Derivative digital files may be made available in accordance with any relevant state and federal laws, institutional regulations, licenses, and donor agreements. Lower-resolution versions of many born-digital and digitized files may be publicly accessible from the web-based institutional repository or digital collections.

Challenges

Digital preservation is defined as "the series of management policies and activities necessary to ensure the enduring usability, authenticity, discoverability and accessibility of content over the very long term." (JISC, 2006) Digital preservation differs from analog preservation in several ways. The primary difference is that digital preservation requires active management.
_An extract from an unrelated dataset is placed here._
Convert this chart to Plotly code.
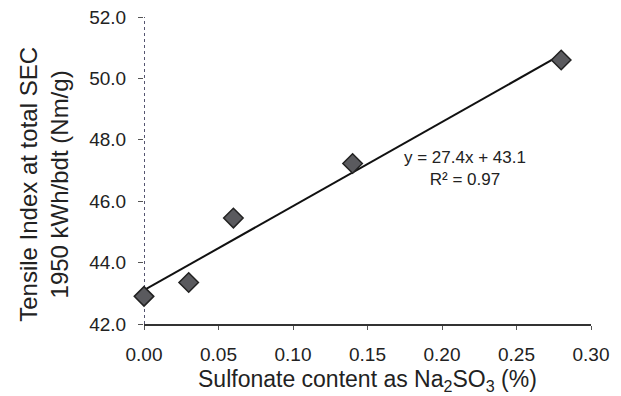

While many analog materials, such as books, can survive for years when simply stored in a climate-controlled environment, digital materials that are left alone for long periods of time are much more likely to degrade beyond repair, and this degradation is generally not discovered until there is an attempt to use the data. Additionally, the preservation needs of analog materials, such as books, journals, film, and tape, are well understood and have not greatly changed over time. Digital preservation, however, is a developing field with best practices that are always evolving. New tools and technologies will require that digital preservation activities be responsive and adaptable. Specific challenges include:

  1. Technology: Identifying and keeping pace with developments and changes in technology.
  2. Resources: These include accounting for and addressing staffing, equipment, software, infrastructure, and miscellaneous other costs.
  3. Developing and sustaining a network of relationships: A central component to the success of ASC’s digital preservation strategy will be developing and maintaining a framework of communication that can adequately identify and address changing needs, practices, and values of key constituencies within ASC, administrators, and users.
  4. Maintaining a focus on preservation: preservation planning or work can sometimes be seen as something that can be put off or neglected in favor of immediate access. Preservation is an essential component of ASC services as it enables long-term access, and as such it requires sustained attention.
  5. Visibility: administrative buy-in is a key for organizational viability. The success of ASC’s program requires commitment from senior management so that the benefits of digital preservation are not just passively recognized but may be championed across the organization.

Outreach and Education

ASC will provide open access to this policy by including it with related policies and forms available online and will engage in training opportunities surrounding the policy and its implementation as needed. ASC is dedicated to providing appropriate training and staff development in areas related to digital preservation while maintaining its ongoing commitment to education in managing public records.

Authors/Dates

This document was created by a working group consisting of Carrie Daniels, Heather Fox, Kyna Herzinger, Rachel Howard, and Elizabeth Reilly, in December 2016. This revision was produced by the same authors in January 2022.

This document will be reviewed in 2027 or as personnel or technology change.